Remarking that corruption existed in the country since the “first day”, he recalled how an “extremely sincere prime minister’s government was ousted under Article 58(2b)”.

The CJP highlighted that the judiciary of that time recognised the ouster as wrong but still allowed the elections to be held, facing “great criticism on its decision”.

Justice Bandial reiterated that the Chief Election Commissioner Sikandar Sultan Raja had assured him in November last year that the electoral body was “ready to hold elections any time”.

“Now, it is February 2023; the parliament’s period is till August. If this party could not raise an objection in the parliament on such a controversial amendment, then it is their privilege that they challenge it in the court,” he asserted.

Justice Bandial said the judiciary was cautious in reviewing legislation which is why it did not take suo motu notice but the current hearing was being held at a party chief’s petition.

In response, the federal government’s lawyer said: “Never in history has a politician lost a game, exited parliament and come to the court. Politics was pushed into the judiciary and vice versa.”

Justice Shah then asked him: “A person who is in the minority and his rights are being affected, where else will he go other than the court?

“Whatever is necessary, let the people decide upon it.”

The lawyer insisted that “clarity in the law was necessary” before the elections. “After leaving parliament, everyone has the right to contest elections on more than one seat in the elections. In India, a person is allowed to contest elections on just one seat,” he highlighted.

He argued that whether a candidate lost or won in case of contesting on more than one seat, it resulted in the wastage of the people’s money.

To this, Justice Bandial responded: “Zulfikar Bhutto also contested on more than one seat. Bhutto won the seat without any competition so the other elections took place according to the schedule.”

The government’s lawyer replied that it was a matter from before 1970 and that the nation “paid the heavy cost of Bhutto winning without competition in the form of 11 years of Zia’s reign”.

He further said: “No court alone can save democracy. An article was written in an international newspaper 40 years ago, according to which, neither do people want to make politicians their identity nor want the judges to reign.”

He asked that the “judiciary should not rule” to which Justice Bandial replied the “judiciary never wanted to rule”.

The CJP remarked: “A political vacuum is difficult for the people. When there is a political crisis, the judiciary has to intervene.
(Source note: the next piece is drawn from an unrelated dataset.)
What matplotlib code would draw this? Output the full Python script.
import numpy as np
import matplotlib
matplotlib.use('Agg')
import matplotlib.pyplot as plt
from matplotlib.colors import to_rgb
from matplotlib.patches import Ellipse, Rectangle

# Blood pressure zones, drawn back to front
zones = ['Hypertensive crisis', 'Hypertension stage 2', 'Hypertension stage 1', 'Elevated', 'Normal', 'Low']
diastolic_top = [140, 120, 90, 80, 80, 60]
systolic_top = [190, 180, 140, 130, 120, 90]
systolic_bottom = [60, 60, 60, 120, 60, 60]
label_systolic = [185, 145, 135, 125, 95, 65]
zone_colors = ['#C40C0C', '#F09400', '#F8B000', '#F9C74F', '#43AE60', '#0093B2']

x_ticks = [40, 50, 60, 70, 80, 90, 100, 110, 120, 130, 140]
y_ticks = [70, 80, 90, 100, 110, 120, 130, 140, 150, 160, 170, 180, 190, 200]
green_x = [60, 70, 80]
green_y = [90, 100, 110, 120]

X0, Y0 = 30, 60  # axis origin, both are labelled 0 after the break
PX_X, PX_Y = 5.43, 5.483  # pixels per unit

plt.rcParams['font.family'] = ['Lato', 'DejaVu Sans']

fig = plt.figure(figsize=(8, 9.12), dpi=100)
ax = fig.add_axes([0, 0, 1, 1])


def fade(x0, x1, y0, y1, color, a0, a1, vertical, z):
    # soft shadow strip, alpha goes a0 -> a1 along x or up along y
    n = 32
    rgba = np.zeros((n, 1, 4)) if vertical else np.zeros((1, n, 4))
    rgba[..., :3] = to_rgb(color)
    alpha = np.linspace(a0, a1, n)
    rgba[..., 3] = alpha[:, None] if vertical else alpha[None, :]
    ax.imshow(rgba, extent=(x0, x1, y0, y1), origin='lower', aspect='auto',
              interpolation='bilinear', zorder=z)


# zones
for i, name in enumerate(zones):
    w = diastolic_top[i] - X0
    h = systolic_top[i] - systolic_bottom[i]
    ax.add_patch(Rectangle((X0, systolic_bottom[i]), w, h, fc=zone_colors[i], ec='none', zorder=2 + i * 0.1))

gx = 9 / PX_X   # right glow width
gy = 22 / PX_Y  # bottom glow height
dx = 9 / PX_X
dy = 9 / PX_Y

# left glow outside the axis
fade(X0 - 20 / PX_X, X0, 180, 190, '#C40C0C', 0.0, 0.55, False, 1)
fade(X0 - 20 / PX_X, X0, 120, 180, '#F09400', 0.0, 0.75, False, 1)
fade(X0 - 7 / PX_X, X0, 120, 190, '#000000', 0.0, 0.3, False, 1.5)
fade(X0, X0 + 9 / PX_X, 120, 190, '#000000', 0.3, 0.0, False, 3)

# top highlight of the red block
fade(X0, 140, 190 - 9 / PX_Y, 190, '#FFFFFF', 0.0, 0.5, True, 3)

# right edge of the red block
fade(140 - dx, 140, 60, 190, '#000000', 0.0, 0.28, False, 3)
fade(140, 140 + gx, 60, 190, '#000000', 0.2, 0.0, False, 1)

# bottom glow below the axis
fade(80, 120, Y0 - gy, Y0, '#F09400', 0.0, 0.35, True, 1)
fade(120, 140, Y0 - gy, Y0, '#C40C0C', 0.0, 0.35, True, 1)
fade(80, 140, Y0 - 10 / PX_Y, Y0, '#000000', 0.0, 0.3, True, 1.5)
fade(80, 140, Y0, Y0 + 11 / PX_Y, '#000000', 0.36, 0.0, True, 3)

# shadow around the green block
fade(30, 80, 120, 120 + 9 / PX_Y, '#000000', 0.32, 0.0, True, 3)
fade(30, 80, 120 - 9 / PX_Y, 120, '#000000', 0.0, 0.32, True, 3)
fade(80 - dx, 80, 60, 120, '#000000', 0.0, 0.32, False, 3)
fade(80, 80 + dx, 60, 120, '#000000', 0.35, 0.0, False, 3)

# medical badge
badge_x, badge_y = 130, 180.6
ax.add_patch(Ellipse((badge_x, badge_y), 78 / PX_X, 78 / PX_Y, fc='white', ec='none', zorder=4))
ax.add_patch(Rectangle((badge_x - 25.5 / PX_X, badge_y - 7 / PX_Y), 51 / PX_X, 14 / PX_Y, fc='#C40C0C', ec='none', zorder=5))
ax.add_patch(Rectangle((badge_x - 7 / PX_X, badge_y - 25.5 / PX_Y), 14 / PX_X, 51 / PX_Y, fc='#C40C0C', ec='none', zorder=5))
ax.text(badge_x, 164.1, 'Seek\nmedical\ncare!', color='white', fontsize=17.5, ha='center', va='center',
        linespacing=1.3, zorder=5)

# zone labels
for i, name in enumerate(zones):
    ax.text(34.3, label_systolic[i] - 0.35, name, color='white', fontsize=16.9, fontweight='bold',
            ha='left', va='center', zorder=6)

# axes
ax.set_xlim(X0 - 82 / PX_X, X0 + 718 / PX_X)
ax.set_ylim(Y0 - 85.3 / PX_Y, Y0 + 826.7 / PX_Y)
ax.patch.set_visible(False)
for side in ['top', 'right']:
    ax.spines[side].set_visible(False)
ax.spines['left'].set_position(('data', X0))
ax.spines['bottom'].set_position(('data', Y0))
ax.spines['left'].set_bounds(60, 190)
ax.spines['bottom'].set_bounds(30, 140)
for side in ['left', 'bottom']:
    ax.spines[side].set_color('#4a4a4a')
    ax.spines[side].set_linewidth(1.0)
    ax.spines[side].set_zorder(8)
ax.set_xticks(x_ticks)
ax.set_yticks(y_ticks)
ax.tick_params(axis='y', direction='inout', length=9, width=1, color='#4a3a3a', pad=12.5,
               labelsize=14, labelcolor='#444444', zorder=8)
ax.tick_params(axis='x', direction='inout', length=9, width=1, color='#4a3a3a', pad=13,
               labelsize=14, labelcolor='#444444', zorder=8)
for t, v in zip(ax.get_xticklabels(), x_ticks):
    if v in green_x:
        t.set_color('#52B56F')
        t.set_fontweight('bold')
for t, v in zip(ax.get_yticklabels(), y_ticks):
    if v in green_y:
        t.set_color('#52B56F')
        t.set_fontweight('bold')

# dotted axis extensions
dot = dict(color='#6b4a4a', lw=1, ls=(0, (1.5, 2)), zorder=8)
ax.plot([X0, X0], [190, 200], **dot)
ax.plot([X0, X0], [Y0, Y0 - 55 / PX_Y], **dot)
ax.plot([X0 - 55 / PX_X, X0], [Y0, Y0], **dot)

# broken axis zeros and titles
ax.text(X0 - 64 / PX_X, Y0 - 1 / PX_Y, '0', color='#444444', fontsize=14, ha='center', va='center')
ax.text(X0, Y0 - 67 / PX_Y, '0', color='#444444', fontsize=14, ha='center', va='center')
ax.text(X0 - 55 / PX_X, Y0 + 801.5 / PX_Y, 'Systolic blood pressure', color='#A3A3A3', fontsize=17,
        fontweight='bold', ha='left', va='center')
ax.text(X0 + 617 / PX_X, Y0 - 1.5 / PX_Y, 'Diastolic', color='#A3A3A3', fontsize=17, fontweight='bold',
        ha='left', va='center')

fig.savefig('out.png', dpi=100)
The people want a government free of corruption.”

At one point during the hearing, the federal government’s lawyer said when Imran left the government, the amendments were already under a standing committee.

He argued that the incumbent government had only passed the amendments left behind by Imran.
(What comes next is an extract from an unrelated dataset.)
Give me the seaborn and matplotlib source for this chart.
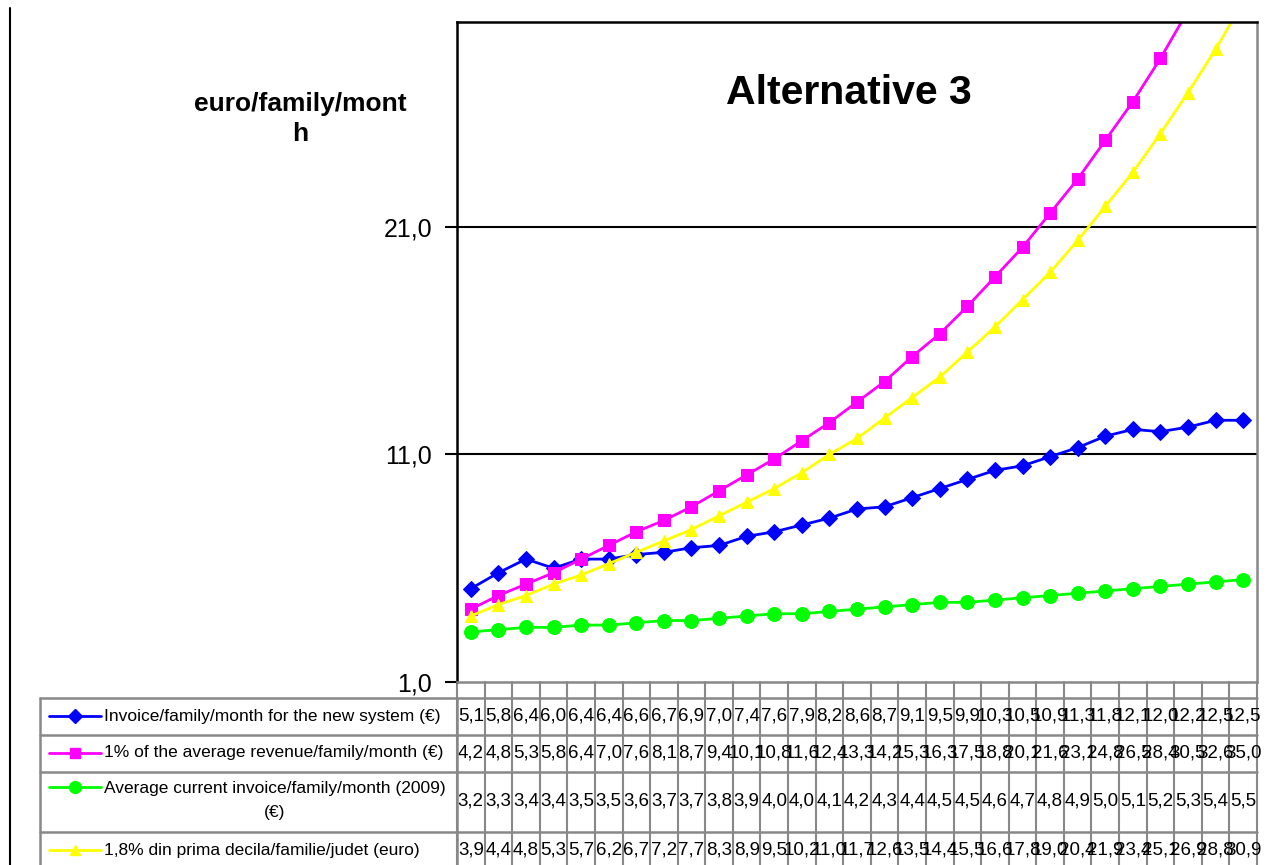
import numpy as np
import pandas as pd
import matplotlib
matplotlib.use('Agg')
import matplotlib.pyplot as plt
import matplotlib.transforms as mtransforms
from matplotlib.lines import Line2D
import seaborn as sns

# valori citite din tabelul graficului
invoice_new = [5.1, 5.8, 6.4, 6.0, 6.4, 6.4, 6.6, 6.7, 6.9, 7.0, 7.4, 7.6, 7.9, 8.2, 8.6,
               8.7, 9.1, 9.5, 9.9, 10.3, 10.5, 10.9, 11.3, 11.8, 12.1, 12.0, 12.2, 12.5, 12.5]
revenue_1pct = [4.2, 4.8, 5.3, 5.8, 6.4, 7.0, 7.6, 8.1, 8.7, 9.4, 10.1, 10.8, 11.6, 12.4, 13.3,
                14.2, 15.3, 16.3, 17.5, 18.8, 20.1, 21.6, 23.1, 24.8, 26.5, 28.4, 30.5, 32.6, 35.0]
invoice_2009 = [3.2, 3.3, 3.4, 3.4, 3.5, 3.5, 3.6, 3.7, 3.7, 3.8, 3.9, 4.0, 4.0, 4.1, 4.2,
                4.3, 4.4, 4.5, 4.5, 4.6, 4.7, 4.8, 4.9, 5.0, 5.1, 5.2, 5.3, 5.4, 5.5]
decile_18 = [3.9, 4.4, 4.8, 5.3, 5.7, 6.2, 6.7, 7.2, 7.7, 8.3, 8.9, 9.5, 10.2, 11.0, 11.7,
             12.6, 13.5, 14.4, 15.5, 16.6, 17.8, 19.0, 20.4, 21.9, 23.4, 25.1, 26.9, 28.8, 30.9]

series_labels = ['Invoice/family/month for the new system (\u20ac)',
                 '1% of the average revenue/family/month (\u20ac)',
                 'Average current invoice/family/month (2009)\n(\u20ac)',
                 '1,8% din prima decila/familie/judet (euro)']
series_colors = ['#0000FF', '#FF00FF', '#00FF00', '#FFFF00']
series_markers = ['D', 's', 'o', '^']
series_msize = [8.5, 9, 10, 9]
y_ticks = [1, 11, 21]
y_tick_labels = ['1,0', '11,0', '21,0']

sns.set_style('white')
plt.rcParams['font.family'] = ['Liberation Sans', 'DejaVu Sans']
plt.rcParams['text.color'] = 'black'
plt.rcParams['ytick.labelcolor'] = 'black'

W, H = 1267, 865
fig = plt.figure(figsize=(W / 100, H / 100), dpi=100)
ax = fig.add_axes([457 / W, 1 - 682 / H, 800 / W, 660 / H])

data = [invoice_new, revenue_1pct, invoice_2009, decile_18]
idx = np.arange(len(invoice_new))
for vals, c, m, ms in zip(data, series_colors, series_markers, series_msize):
    sns.lineplot(x=idx, y=vals, ax=ax, color=c, marker=m, markersize=ms,
                 markeredgecolor=c, linewidth=2, legend=False)

ax.set_xlim(-0.5, len(idx) - 0.5)
ax.set_ylim(1, 30)
ax.set_yticks(y_ticks)
ax.set_yticklabels(y_tick_labels, fontsize=18, color='black')
ax.set_xticks([])
ax.set_xlabel('')
ax.set_ylabel('')
ax.tick_params(axis='y', direction='out', length=9, width=1.5, color='black', pad=9, left=True)
for yv in y_ticks[1:]:
    ax.axhline(yv, color='black', lw=1.5, zorder=0)

ax.spines['left'].set_color('black')
ax.spines['top'].set_color('black')
ax.spines['right'].set_color('#888888')
ax.spines['bottom'].set_color('#888888')
for s in ax.spines.values():
    s.set_linewidth(1.8)

fig.text(849 / W, 1 - 93 / H, 'Alternative 3', fontsize=29.5, fontweight='bold',
         ha='center', va='center')
fig.text(300 / W, 1 - 119 / H, 'euro/family/mont\nh', fontsize=19, fontweight='bold',
         ha='center', va='center', linespacing=1.35)

# bordura stanga a graficului
fig.add_artist(Line2D([10 / W, 10 / W], [1 - 8 / H, 0], color='black', lw=1.5))

# tabel de date
grid = '#888888'
row_lines = [698, 735, 772, 832]
for py in row_lines:
    fig.add_artist(Line2D([40 / W, 1257 / W], [1 - py / H, 1 - py / H], color=grid, lw=1.8))
for px in [40, 457]:
    fig.add_artist(Line2D([px / W, px / W], [1 - 698 / H, 0], color=grid, lw=1.8))

blend = mtransforms.blended_transform_factory(ax.transData, fig.transFigure)
for b in np.arange(len(idx) + 1) - 0.5:
    ax.add_line(Line2D([b, b], [1 - 682 / H, 0], transform=blend, color=grid,
                       lw=1.5, clip_on=False))

row_text_y = [716, 753, 801, 850]
legend_y = [716, 753, 787, 850]
for vals, lab, c, m, ms, ty, ly in zip(data, series_labels, series_colors, series_markers,
                                      series_msize, row_text_y, legend_y):
    fy = 1 - ly / H
    fig.add_artist(Line2D([49 / W, 101 / W], [fy, fy], color=c, lw=2))
    fig.add_artist(Line2D([75 / W], [fy], color=c, marker=m, markersize=ms * 0.85,
                          markeredgecolor=c))
    fig.text(104 / W, 1 - ty / H, lab, fontsize=12.5, ha='left', va='center',
             multialignment='center', linespacing=1.75)
    for i, v in enumerate(vals):
        ax.text(i, 1 - ty / H, f'{v:.1f}'.replace('.', ','), transform=blend,
                fontsize=13.5, ha='center', va='center', clip_on=False)

fig.savefig('out.png', dpi=100)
“During the PTI’s tenure, five NAB ordinances were introduced in 2021. Imran Khan has only challenged the NAB amendments after losing the government.

“Who knows, maybe he’ll come to the court and say that he did not even read the NAB amendments,” the lawyer remarked.

NAB law amendment

The NAB (Second Amendment) Bill 2021 states that NAB’s deputy chairman, to be appointed by the federal government, would become the acting chairman of the bureau following the completion of the tenure of the chairman.
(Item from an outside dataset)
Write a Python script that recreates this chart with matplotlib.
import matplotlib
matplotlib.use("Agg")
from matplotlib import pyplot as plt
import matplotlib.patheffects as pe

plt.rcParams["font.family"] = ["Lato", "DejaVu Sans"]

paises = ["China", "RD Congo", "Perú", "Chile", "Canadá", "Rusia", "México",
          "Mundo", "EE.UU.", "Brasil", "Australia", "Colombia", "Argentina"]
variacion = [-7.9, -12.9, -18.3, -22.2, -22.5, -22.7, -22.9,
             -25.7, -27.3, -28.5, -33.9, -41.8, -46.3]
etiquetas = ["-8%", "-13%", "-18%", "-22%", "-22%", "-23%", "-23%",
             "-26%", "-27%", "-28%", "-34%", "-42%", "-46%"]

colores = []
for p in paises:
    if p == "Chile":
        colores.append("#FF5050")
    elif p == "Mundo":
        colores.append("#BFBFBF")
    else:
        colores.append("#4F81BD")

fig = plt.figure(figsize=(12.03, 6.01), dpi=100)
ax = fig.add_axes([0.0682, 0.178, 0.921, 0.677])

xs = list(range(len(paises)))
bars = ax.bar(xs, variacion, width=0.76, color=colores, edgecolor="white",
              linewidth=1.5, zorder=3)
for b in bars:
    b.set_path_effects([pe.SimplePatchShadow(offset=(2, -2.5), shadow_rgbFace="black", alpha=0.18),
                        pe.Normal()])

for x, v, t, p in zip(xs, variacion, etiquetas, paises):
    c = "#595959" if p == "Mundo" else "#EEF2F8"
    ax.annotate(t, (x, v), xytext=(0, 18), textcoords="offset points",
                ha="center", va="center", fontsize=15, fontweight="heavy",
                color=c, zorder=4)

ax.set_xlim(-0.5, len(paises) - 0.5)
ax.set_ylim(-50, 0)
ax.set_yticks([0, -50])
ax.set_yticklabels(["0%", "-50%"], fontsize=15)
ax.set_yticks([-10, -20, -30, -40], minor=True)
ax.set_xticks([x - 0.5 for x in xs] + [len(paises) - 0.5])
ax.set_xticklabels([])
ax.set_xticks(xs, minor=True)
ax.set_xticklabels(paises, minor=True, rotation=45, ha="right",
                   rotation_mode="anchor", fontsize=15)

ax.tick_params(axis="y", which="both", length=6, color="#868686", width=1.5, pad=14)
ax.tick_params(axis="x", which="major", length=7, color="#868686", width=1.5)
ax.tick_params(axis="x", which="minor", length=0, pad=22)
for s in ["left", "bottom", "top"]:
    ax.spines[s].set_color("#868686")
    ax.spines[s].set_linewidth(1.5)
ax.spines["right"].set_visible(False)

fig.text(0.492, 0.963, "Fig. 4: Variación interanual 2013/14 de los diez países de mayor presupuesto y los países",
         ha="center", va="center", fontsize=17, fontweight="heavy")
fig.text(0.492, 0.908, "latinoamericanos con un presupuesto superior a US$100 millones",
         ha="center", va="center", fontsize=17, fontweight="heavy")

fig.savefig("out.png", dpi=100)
The bill has also reduced the four-year term of the NAB chairman and the bureau’s prosecutor general to three years. After approval of the law, NAB will not be able to act on federal, provincial or local tax matters. Moreover, the regulatory bodies functioning in the country have also been placed out of NAB’s domain.

It says that “all pending inquiries, investigations, trials or proceedings under this ordinance, relating to persons or transactions … shall stand transferred to the concerned authorities, departments and courts under the respective laws.”

It has also set a three-year term for the judges of the accountability courts. It will also make it binding upon the courts to decide a case within one year. Under the proposed law, it has been made binding upon NAB to ensure the availability of evidence against an accused prior to his or her arrest.

According to one of the key amendments, the act “shall be deemed to have taken effect on and from the commencement of the National Accountability Ordinance 1999”.